<<<<
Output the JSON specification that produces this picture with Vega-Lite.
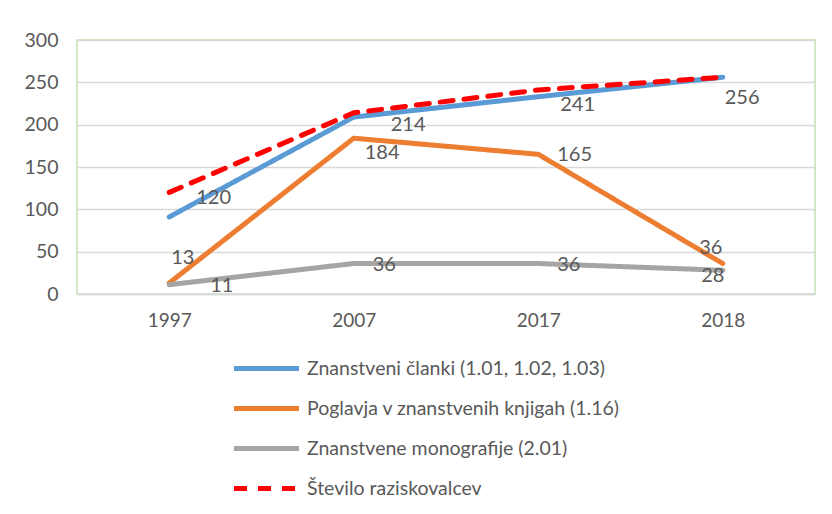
{
  "$schema": "https://vega.github.io/schema/vega-lite/v6.json",
  "width": 738,
  "height": 254,
  "autosize": {"type": "none"},
  "padding": {"left": 77, "top": 40, "right": 17, "bottom": 220},
  "background": "white",
  "config": {
    "font": "Lato",
    "view": {"stroke": "#c5e0b4", "strokeWidth": 1.5},
    "text": {"font": "Lato", "fontSize": 20, "color": "#595959"}
  },
  "data": {
    "values": [
      {"year": "1997", "series": "Znanstveni članki (1.01, 1.02, 1.03)", "value": 91},
      {"year": "2007", "series": "Znanstveni članki (1.01, 1.02, 1.03)", "value": 209},
      {"year": "2017", "series": "Znanstveni članki (1.01, 1.02, 1.03)", "value": 233},
      {"year": "2018", "series": "Znanstveni članki (1.01, 1.02, 1.03)", "value": 256},
      {"year": "1997", "series": "Poglavja v znanstvenih knjigah (1.16)", "value": 13},
      {"year": "2007", "series": "Poglavja v znanstvenih knjigah (1.16)", "value": 184},
      {"year": "2017", "series": "Poglavja v znanstvenih knjigah (1.16)", "value": 165},
      {"year": "2018", "series": "Poglavja v znanstvenih knjigah (1.16)", "value": 36},
      {"year": "1997", "series": "Znanstvene monografije (2.01)", "value": 11},
      {"year": "2007", "series": "Znanstvene monografije (2.01)", "value": 36},
      {"year": "2017", "series": "Znanstvene monografije (2.01)", "value": 36},
      {"year": "2018", "series": "Znanstvene monografije (2.01)", "value": 28},
      {"year": "1997", "series": "Število raziskovalcev", "value": 120},
      {"year": "2007", "series": "Število raziskovalcev", "value": 214},
      {"year": "2017", "series": "Število raziskovalcev", "value": 241},
      {"year": "2018", "series": "Število raziskovalcev", "value": 256}
    ]
  },
  "encoding": {
    "x": {
      "field": "year", "type": "ordinal",
      "scale": {"type": "point", "padding": 0.5},
      "axis": {"title": null, "labelAngle": 0, "ticks": false, "domainColor": "#d9d9d9", "domainWidth": 1.5,
               "labelFont": "Lato", "labelFontSize": 19, "labelColor": "#595959", "labelPadding": 17}
    },
    "y": {
      "field": "value", "type": "quantitative",
      "scale": {"domain": [0, 300], "nice": false},
      "axis": {"title": null, "values": [0, 50, 100, 150, 200, 250, 300], "ticks": false, "domain": false,
               "gridColor": "#d9d9d9", "gridWidth": 1.5,
               "labelFont": "Lato", "labelFontSize": 19.5, "labelColor": "#595959", "labelPadding": 19}
    }
  },
  "layer": [
    {
      "mark": {"type": "line", "strokeWidth": 5, "strokeCap": "round", "strokeJoin": "round"},
      "encoding": {
        "color": {
          "field": "series", "type": "nominal",
          "scale": {
            "domain": ["Znanstveni članki (1.01, 1.02, 1.03)", "Poglavja v znanstvenih knjigah (1.16)", "Znanstvene monografije (2.01)", "Število raziskovalcev"],
            "range": ["#5b9bd5", "#ed7d31", "#a5a5a5", "#ff0000"]
          },
          "legend": {
            "title": null, "orient": "none", "legendX": 174, "legendY": 313,
            "direction": "vertical",
            "symbolType": "M-2.5,0H2.5", "symbolSize": 676, "symbolStrokeWidth": 5,
            "labelFont": "Lato", "labelFontSize": 19.5, "labelColor": "#595959",
            "labelLimit": 500, "rowPadding": 14, "labelOffset": 25
          }
        },
        "strokeDash": {
          "field": "series", "type": "nominal",
          "scale": {
            "domain": ["Znanstveni članki (1.01, 1.02, 1.03)", "Poglavja v znanstvenih knjigah (1.16)", "Znanstvene monografije (2.01)", "Število raziskovalcev"],
            "range": [[1, 0], [1, 0], [1, 0], [13, 11]]
          },
          "legend": {
            "title": null, "orient": "none", "legendX": 174, "legendY": 313,
            "direction": "vertical",
            "symbolType": "M-2.5,0H2.5", "symbolSize": 676, "symbolStrokeWidth": 5,
            "labelFont": "Lato", "labelFontSize": 19.5, "labelColor": "#595959",
            "labelLimit": 500, "rowPadding": 14, "labelOffset": 25
          }
        },
        "order": {"field": "series"}
      }
    },
    {
      "transform": [{"filter": "datum.series == 'Število raziskovalcev' && datum.year == '1997'"}],
      "mark": {"type": "text", "align": "left", "baseline": "middle", "dx": 27, "dy": 6},
      "encoding": {"text": {"field": "value"}}
    },
    {
      "transform": [{"filter": "datum.series == 'Število raziskovalcev' && datum.year == '2007'"}],
      "mark": {"type": "text", "align": "left", "baseline": "middle", "dx": 37, "dy": 12},
      "encoding": {"text": {"field": "value"}}
    },
    {
      "transform": [{"filter": "datum.series == 'Število raziskovalcev' && datum.year == '2017'"}],
      "mark": {"type": "text", "align": "left", "baseline": "middle", "dx": 22, "dy": 15},
      "encoding": {"text": {"field": "value"}}
    },
    {
      "transform": [{"filter": "datum.series == 'Število raziskovalcev' && datum.year == '2018'"}],
      "mark": {"type": "text", "align": "left", "baseline": "middle", "dx": 2, "dy": 21},
      "encoding": {"text": {"field": "value"}}
    },
    {
      "transform": [{"filter": "datum.series == 'Poglavja v znanstvenih knjigah (1.16)' && datum.year == '1997'"}],
      "mark": {"type": "text", "align": "left", "baseline": "middle", "dx": 2, "dy": -25},
      "encoding": {"text": {"field": "value"}}
    },
    {
      "transform": [{"filter": "datum.series == 'Poglavja v znanstvenih knjigah (1.16)' && datum.year == '2007'"}],
      "mark": {"type": "text", "align": "left", "baseline": "middle", "dx": 11, "dy": 15},
      "encoding": {"text": {"field": "value"}}
    },
    {
      "transform": [{"filter": "(datum.series == 'Poglavja v znanstvenih knjigah (1.16)' && datum.year == '2017') || (datum.series == 'Znanstvene monografije (2.01)' && (datum.year == '2007' || datum.year == '2017'))"}],
      "mark": {"type": "text", "align": "left", "baseline": "middle", "dx": 19, "dy": 1},
      "encoding": {"text": {"field": "value"}}
    },
    {
      "transform": [{"filter": "datum.series == 'Poglavja v znanstvenih knjigah (1.16)' && datum.year == '2018'"}],
      "mark": {"type": "text", "align": "center", "baseline": "middle", "dx": -12, "dy": -16},
      "encoding": {"text": {"field": "value"}}
    },
    {
      "transform": [{"filter": "datum.series == 'Znanstvene monografije (2.01)' && datum.year == '1997'"}],
      "mark": {"type": "text", "align": "left", "baseline": "middle", "dx": 41, "dy": 1},
      "encoding": {"text": {"field": "value"}}
    },
    {
      "transform": [{"filter": "datum.series == 'Znanstvene monografije (2.01)' && datum.year == '2018'"}],
      "mark": {"type": "text", "align": "center", "baseline": "middle", "dx": -10, "dy": 6},
      "encoding": {"text": {"field": "value"}}
    }
  ]
}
>>>>
■ GOAL ■
All the lines above are to be given again exactly as they read, with the pictures removed.

■ OUTPUT FOR THIS TASK ■
Output the JSON specification that produces this picture with Vega-Lite.
{
  "$schema": "https://vega.github.io/schema/vega-lite/v6.json",
  "width": 738,
  "height": 254,
  "autosize": {"type": "none"},
  "padding": {"left": 77, "top": 40, "right": 17, "bottom": 220},
  "background": "white",
  "config": {
    "font": "Lato",
    "view": {"stroke": "#c5e0b4", "strokeWidth": 1.5},
    "text": {"font": "Lato", "fontSize": 20, "color": "#595959"}
  },
  "data": {
    "values": [
      {"year": "1997", "series": "Znanstveni članki (1.01, 1.02, 1.03)", "value": 91},
      {"year": "2007", "series": "Znanstveni članki (1.01, 1.02, 1.03)", "value": 209},
      {"year": "2017", "series": "Znanstveni članki (1.01, 1.02, 1.03)", "value": 233},
      {"year": "2018", "series": "Znanstveni članki (1.01, 1.02, 1.03)", "value": 256},
      {"year": "1997", "series": "Poglavja v znanstvenih knjigah (1.16)", "value": 13},
      {"year": "2007", "series": "Poglavja v znanstvenih knjigah (1.16)", "value": 184},
      {"year": "2017", "series": "Poglavja v znanstvenih knjigah (1.16)", "value": 165},
      {"year": "2018", "series": "Poglavja v znanstvenih knjigah (1.16)", "value": 36},
      {"year": "1997", "series": "Znanstvene monografije (2.01)", "value": 11},
      {"year": "2007", "series": "Znanstvene monografije (2.01)", "value": 36},
      {"year": "2017", "series": "Znanstvene monografije (2.01)", "value": 36},
      {"year": "2018", "series": "Znanstvene monografije (2.01)", "value": 28},
      {"year": "1997", "series": "Število raziskovalcev", "value": 120},
      {"year": "2007", "series": "Število raziskovalcev", "value": 214},
      {"year": "2017", "series": "Število raziskovalcev", "value": 241},
      {"year": "2018", "series": "Število raziskovalcev", "value": 256}
    ]
  },
  "encoding": {
    "x": {
      "field": "year", "type": "ordinal",
      "scale": {"type": "point", "padding": 0.5},
      "axis": {"title": null, "labelAngle": 0, "ticks": false, "domainColor": "#d9d9d9", "domainWidth": 1.5,
               "labelFont": "Lato", "labelFontSize": 19, "labelColor": "#595959", "labelPadding": 17}
    },
    "y": {
      "field": "value", "type": "quantitative",
      "scale": {"domain": [0, 300], "nice": false},
      "axis": {"title": null, "values": [0, 50, 100, 150, 200, 250, 300], "ticks": false, "domain": false,
               "gridColor": "#d9d9d9", "gridWidth": 1.5,
               "labelFont": "Lato", "labelFontSize": 19.5, "labelColor": "#595959", "labelPadding": 19}
    }
  },
  "layer": [
    {
      "mark": {"type": "line", "strokeWidth": 5, "strokeCap": "round", "strokeJoin": "round"},
      "encoding": {
        "color": {
          "field": "series", "type": "nominal",
          "scale": {
            "domain": ["Znanstveni članki (1.01, 1.02, 1.03)", "Poglavja v znanstvenih knjigah (1.16)", "Znanstvene monografije (2.01)", "Število raziskovalcev"],
            "range": ["#5b9bd5", "#ed7d31", "#a5a5a5", "#ff0000"]
          },
          "legend": {
            "title": null, "orient": "none", "legendX": 174, "legendY": 313,
            "direction": "vertical",
            "symbolType": "M-2.5,0H2.5", "symbolSize": 676, "symbolStrokeWidth": 5,
            "labelFont": "Lato", "labelFontSize": 19.5, "labelColor": "#595959",
            "labelLimit": 500, "rowPadding": 14, "labelOffset": 25
          }
        },
        "strokeDash": {
          "field": "series", "type": "nominal",
          "scale": {
            "domain": ["Znanstveni članki (1.01, 1.02, 1.03)", "Poglavja v znanstvenih knjigah (1.16)", "Znanstvene monografije (2.01)", "Število raziskovalcev"],
            "range": [[1, 0], [1, 0], [1, 0], [13, 11]]
          },
          "legend": {
            "title": null, "orient": "none", "legendX": 174, "legendY": 313,
            "direction": "vertical",
            "symbolType": "M-2.5,0H2.5", "symbolSize": 676, "symbolStrokeWidth": 5,
            "labelFont": "Lato", "labelFontSize": 19.5, "labelColor": "#595959",
            "labelLimit": 500, "rowPadding": 14, "labelOffset": 25
          }
        },
        "order": {"field": "series"}
      }
    },
    {
      "transform": [{"filter": "datum.series == 'Število raziskovalcev' && datum.year == '1997'"}],
      "mark": {"type": "text", "align": "left", "baseline": "middle", "dx": 27, "dy": 6},
      "encoding": {"text": {"field": "value"}}
    },
    {
      "transform": [{"filter": "datum.series == 'Število raziskovalcev' && datum.year == '2007'"}],
      "mark": {"type": "text", "align": "left", "baseline": "middle", "dx": 37, "dy": 12},
      "encoding": {"text": {"field": "value"}}
    },
    {
      "transform": [{"filter": "datum.series == 'Število raziskovalcev' && datum.year == '2017'"}],
      "mark": {"type": "text", "align": "left", "baseline": "middle", "dx": 22, "dy": 15},
      "encoding": {"text": {"field": "value"}}
    },
    {
      "transform": [{"filter": "datum.series == 'Število raziskovalcev' && datum.year == '2018'"}],
      "mark": {"type": "text", "align": "left", "baseline": "middle", "dx": 2, "dy": 21},
      "encoding": {"text": {"field": "value"}}
    },
    {
      "transform": [{"filter": "datum.series == 'Poglavja v znanstvenih knjigah (1.16)' && datum.year == '1997'"}],
      "mark": {"type": "text", "align": "left", "baseline": "middle", "dx": 2, "dy": -25},
      "encoding": {"text": {"field": "value"}}
    },
    {
      "transform": [{"filter": "datum.series == 'Poglavja v znanstvenih knjigah (1.16)' && datum.year == '2007'"}],
      "mark": {"type": "text", "align": "left", "baseline": "middle", "dx": 11, "dy": 15},
      "encoding": {"text": {"field": "value"}}
    },
    {
      "transform": [{"filter": "(datum.series == 'Poglavja v znanstvenih knjigah (1.16)' && datum.year == '2017') || (datum.series == 'Znanstvene monografije (2.01)' && (datum.year == '2007' || datum.year == '2017'))"}],
      "mark": {"type": "text", "align": "left", "baseline": "middle", "dx": 19, "dy": 1},
      "encoding": {"text": {"field": "value"}}
    },
    {
      "transform": [{"filter": "datum.series == 'Poglavja v znanstvenih knjigah (1.16)' && datum.year == '2018'"}],
      "mark": {"type": "text", "align": "center", "baseline": "middle", "dx": -12, "dy": -16},
      "encoding": {"text": {"field": "value"}}
    },
    {
      "transform": [{"filter": "datum.series == 'Znanstvene monografije (2.01)' && datum.year == '1997'"}],
      "mark": {"type": "text", "align": "left", "baseline": "middle", "dx": 41, "dy": 1},
      "encoding": {"text": {"field": "value"}}
    },
    {
      "transform": [{"filter": "datum.series == 'Znanstvene monografije (2.01)' && datum.year == '2018'"}],
      "mark": {"type": "text", "align": "center", "baseline": "middle", "dx": -10, "dy": 6},
      "encoding": {"text": {"field": "value"}}
    }
  ]
}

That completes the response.